Closer to home, the fratricidal political feuding in the US, which is pitting struggling farm states against bi-coastal more commercial and industrial regions not as threatened by drought, and between low-lying states in the southeast facing ever more powerful climate-driven storms and less threatened northeastern states whose communities sit at higher elevations and can view the sea-level rise and increased flooding as a more distant threat, show how rapidly even a once fairly homogeneous polity and society can fragment and fall apart.

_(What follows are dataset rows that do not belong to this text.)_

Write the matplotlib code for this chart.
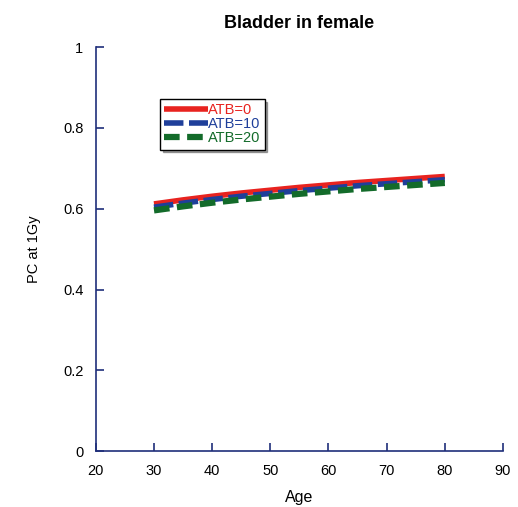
import matplotlib
matplotlib.use('Agg')
import matplotlib.pyplot as plt

plt.rcParams['font.family'] = ['Liberation Sans', 'DejaVu Sans']

# Data
ages = [30, 35, 40, 45, 50, 55, 60, 65, 70, 75, 80]
atb0 = [0.612, 0.622, 0.631, 0.639, 0.646, 0.653, 0.659, 0.665, 0.670, 0.675, 0.680]
atb10 = [0.604, 0.614, 0.623, 0.631, 0.638, 0.645, 0.651, 0.657, 0.662, 0.667, 0.672]
atb20 = [0.596, 0.606, 0.615, 0.623, 0.630, 0.637, 0.643, 0.649, 0.654, 0.659, 0.664]
labels = ['ATB=0', 'ATB=10', 'ATB=20']
colors = ['#e8231f', '#1f3f9a', '#136b2a']

axis_color = '#1f2f7a'

fig = plt.figure(figsize=(5.18, 5.07), dpi=100)
ax = fig.add_axes([0.185, 0.110, 0.786, 0.797])

ax.plot(ages, atb0, color=colors[0], lw=4, solid_capstyle='butt', label=labels[0])
ax.plot(ages, atb10, color=colors[1], lw=4, dashes=(3.5, 1.0), label=labels[1])
ax.plot(ages, atb20, color=colors[2], lw=4.5, dashes=(2.5, 1.2), label=labels[2])

ax.set_xlim(20, 90)
ax.set_ylim(0, 1)
ax.set_xticks(range(20, 91, 10))
ax.set_yticks([0, 0.2, 0.4, 0.6, 0.8, 1])
ax.set_yticklabels(['0', '0.2', '0.4', '0.6', '0.8', '1'])

for side in ['top', 'right']:
    ax.spines[side].set_visible(False)
for side in ['left', 'bottom']:
    ax.spines[side].set_color(axis_color)
    ax.spines[side].set_linewidth(1.2)
ax.tick_params(direction='in', length=6, width=1.2, color=axis_color,
               labelsize=10.5, pad=9)

ax.set_xlabel('Age', fontsize=11.5, labelpad=9)
ax.set_ylabel('PC at 1Gy', fontsize=10.5, labelpad=16)
ax.set_title('Bladder in female', fontsize=13, fontweight='bold', pad=14, x=0.5)

leg = ax.legend(loc='upper left', bbox_to_anchor=(0.157, 0.872), frameon=True,
                fancybox=False, shadow=True, fontsize=10.5, handlelength=3.0,
                handletextpad=0.0, borderpad=0.3, labelspacing=0.0,
                borderaxespad=0)
leg.get_frame().set_edgecolor('black')
leg.get_frame().set_linewidth(1.0)
for text, c in zip(leg.get_texts(), colors):
    text.set_color(c)

fig.savefig('out.png', dpi=100)
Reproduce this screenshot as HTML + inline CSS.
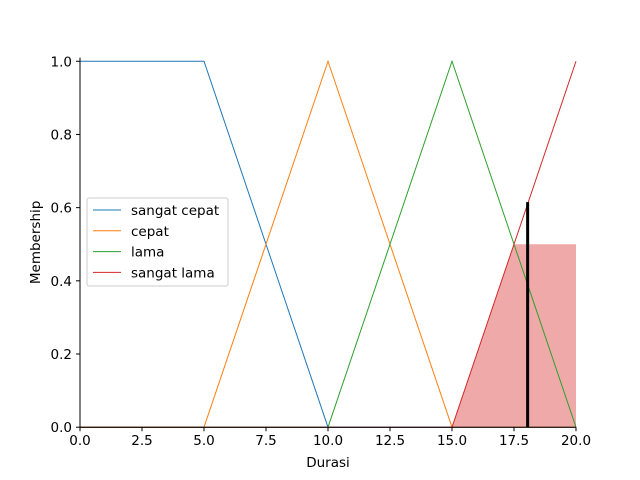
<!DOCTYPE html>
<html><head><meta charset="utf-8"><style>body{margin:0;background:#fff}svg{display:block;font-family:"DejaVu Sans","Liberation Sans",sans-serif}</style></head>
<body>
<svg id="chart" width="640" height="480" viewBox="0 0 640 480"></svg>
<script>
const xTicks=[0,2.5,5,7.5,10,12.5,15,17.5,20];
const yTicks=[0,0.2,0.4,0.6,0.8,1.0];
const seriesNames=["sangat cepat","cepat","lama","sangat lama"];
const seriesColors=["#1f77b4","#ff7f0e","#2ca02c","#d62728"];
const sangatCepatX=[0,5,10,20];const sangatCepatY=[1,1,0,0];
const cepatX=[0,5,10,15,20];const cepatY=[0,0,1,0,0];
const lamaX=[0,10,15,20];const lamaY=[0,0,1,0];
const sangatLamaX=[0,15,20];const sangatLamaY=[0,0,1];
const fillX=[15,17.5,20];const fillY=[0,0.5,0.5];
const markerX=18.05;const markerY=0.615;
const ns="http://www.w3.org/2000/svg",svg=document.getElementById('chart');
const L=80,R=576,T=57.6,B=427.2,ymax=1.01;
const sx=v=>L+(v/20)*(R-L),sy=v=>B-(v/ymax)*(B-T);
function mk(tag,a,p){const e=document.createElementNS(ns,tag);for(const k in a)e.setAttribute(k,a[k]);(p||svg).appendChild(e);return e;}
let fp=`M${sx(fillX[0])},${sy(0)} `+fillX.map((x,i)=>`L${sx(x)},${sy(fillY[i])}`).join(' ')+` L${sx(fillX[fillX.length-1])},${sy(0)} Z`;
const fe=mk('path',{d:fp,fill:'#d62728','fill-opacity':0.4});


const all=[[sangatCepatX,sangatCepatY],[cepatX,cepatY],[lamaX,lamaY],[sangatLamaX,sangatLamaY]];
all.forEach((s,i)=>{const p=mk('polyline',{points:s[0].map((x,j)=>sx(x)+','+sy(s[1][j])).join(' '),fill:'none',stroke:seriesColors[i],'stroke-width':1});

});
const ml=mk('line',{x1:sx(markerX),x2:sx(markerX),y1:sy(0),y2:sy(markerY),stroke:'#000','stroke-width':3});


const ax=mk('path',{d:`M${L},${T} L${L},${B} L${R},${B}`,fill:'none',stroke:'#000','stroke-width':1});


xTicks.forEach(v=>{const x=sx(v);mk('line',{x1:x,x2:x,y1:B,y2:B+4,stroke:'#000','stroke-width':1});
const t=mk('text',{x:x,y:B+18,'text-anchor':'middle','font-size':13.5,fill:'#000'});t.textContent=v.toFixed(1);

});
yTicks.forEach(v=>{const y=sy(v);mk('line',{x1:L,x2:L-4,y1:y,y2:y,stroke:'#000','stroke-width':1});
const t=mk('text',{x:L-8,y:y+5,'text-anchor':'end','font-size':13.5,fill:'#000'});t.textContent=v.toFixed(1);

});
const xl=mk('text',{x:(L+R)/2,y:467,'text-anchor':'middle','font-size':13.5});xl.textContent='Durasi';


const yl=mk('text',{x:40,y:(T+B)/2,'text-anchor':'middle','font-size':13.5,transform:`rotate(-90 40 ${(T+B)/2})`});yl.textContent='Membership';


const lg=mk('g',{});


mk('rect',{x:87,y:198,width:141,height:88,rx:2,fill:'#fff','fill-opacity':0.8,stroke:'#ccc'},lg);
seriesNames.forEach((n,i)=>{const y=210+i*20.8;
mk('line',{x1:93,x2:121,y1:y,y2:y,stroke:seriesColors[i],'stroke-width':1},lg);
const t=mk('text',{x:131,y:y+5,'font-size':13.5},lg);t.textContent=n;

});
</script>
</body></html>
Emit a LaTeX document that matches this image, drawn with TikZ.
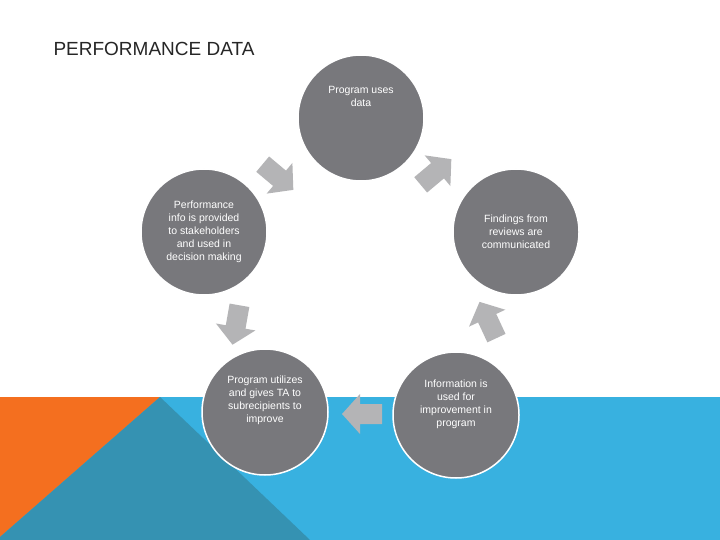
\documentclass[tikz,border=0pt]{standalone}
\usepackage{fontspec}
\setmainfont{Liberation Sans}
\begin{document}
\begin{tikzpicture}[x=1pt,y=-1pt,
  circ/.style={circle,fill=cgray,draw=white,line width=1.5pt,minimum size=126pt,inner sep=0pt,text=white,font=\fontsize{10.5}{13}\selectfont,align=center},
  barrow/.pic={\fill[agray] (-20,-10)--(2,-10)--(2,-20)--(20,0)--(2,20)--(2,10)--(-20,10)--cycle;}]
\definecolor{cgray}{HTML}{78787C}
\definecolor{agray}{HTML}{B4B4B6}
\definecolor{orng}{HTML}{F46F1F}
\definecolor{lblue}{HTML}{38B1E0}
\definecolor{teal}{HTML}{3592B2}
\useasboundingbox (0,0) rectangle (720,540);
\fill[white] (0,0) rectangle (720,540);
\fill[lblue] (0,397) rectangle (720,540);
\fill[orng] (0,397)--(160,397)--(0,537)--cycle;
\fill[teal] (160,397)--(310,540)--(0,540)--(0,537)--cycle;
\node[anchor=base west,font=\fontsize{19}{22}\selectfont,text=black!85] (title) at (50,56) {PERFORMANCE DATA};
\node[circ] (c1) at (361,118) {Program uses\\data\\[2.8em]};
\node[circ] (c2) at (516,232) {Findings from\\reviews are\\communicated};
\node[circ] (c3) at (456,415) {Information is\\used for\\improvement in\\program\\[1em]};
\node[circ] (c4) at (265,412) {Program utilizes\\and gives TA to\\subrecipients to\\improve\\[1.2em]};
\node[circ] (c5) at (204,232) {Performance\\info is provided\\to stakeholders\\and used in\\decision making};
\pic[rotate=-40] at (278,177) {barrow};
\pic[rotate=40] at (436,172) {barrow};
\pic[rotate=115] at (488,320) {barrow};
\pic[rotate=180] at (362,414) {barrow};
\pic[rotate=-100] at (236,325) {barrow};
\end{tikzpicture}
\end{document}
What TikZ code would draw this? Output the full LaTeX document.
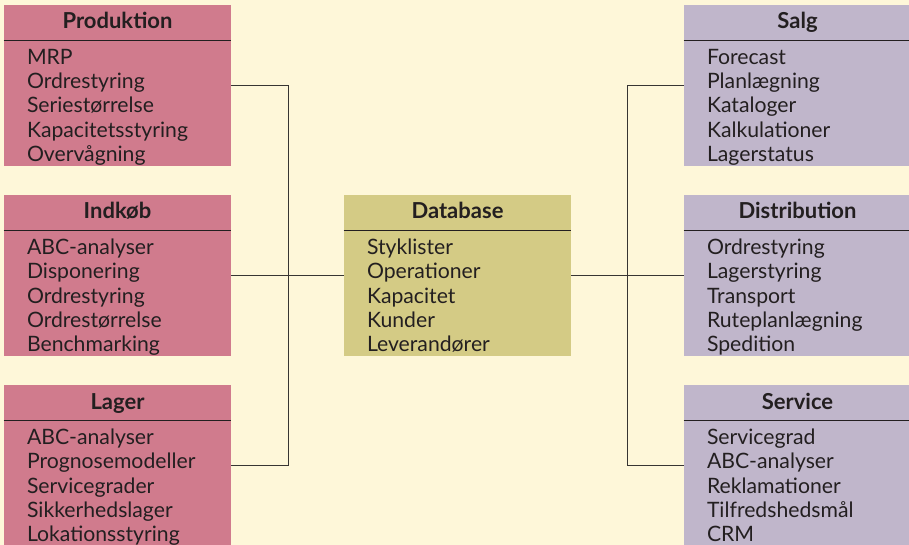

When the world is “only” two or more degrees Celsius (or four degrees Fahrenheit) warmer in a few more decades, and the seas have risen by a few feet or more, with millions instead of tens of thousands of desperate immigrants pressing north to escape even worse disasters, it’s not hard to imagine bloody chaos in the US, and perhaps Canada building its own wall to keep desperate US refugees at bay.

And remember too, what these climate polyannas are not mentioning is that even if they turn out to be right, and the earth’s average temperature by 2100 has “only” risen by 2 degrees Celsius instead of the 3 or 4 degrees that scientists were worried about by then, the heating will not stop in 2100. It will continue for decades and centuries as the various “tipping points” along the way lead to vicious cycles of causality, like the release of prehistoric long-buried methane clathrates and the loss of the reflective ice at the North Pole, on Greenland, and on vast swathes of the Antarctic continent and its ice shelves, all of which will propel the process of global heating forward whatever government policymakers do.

You cannot prettify or downplay this crisis.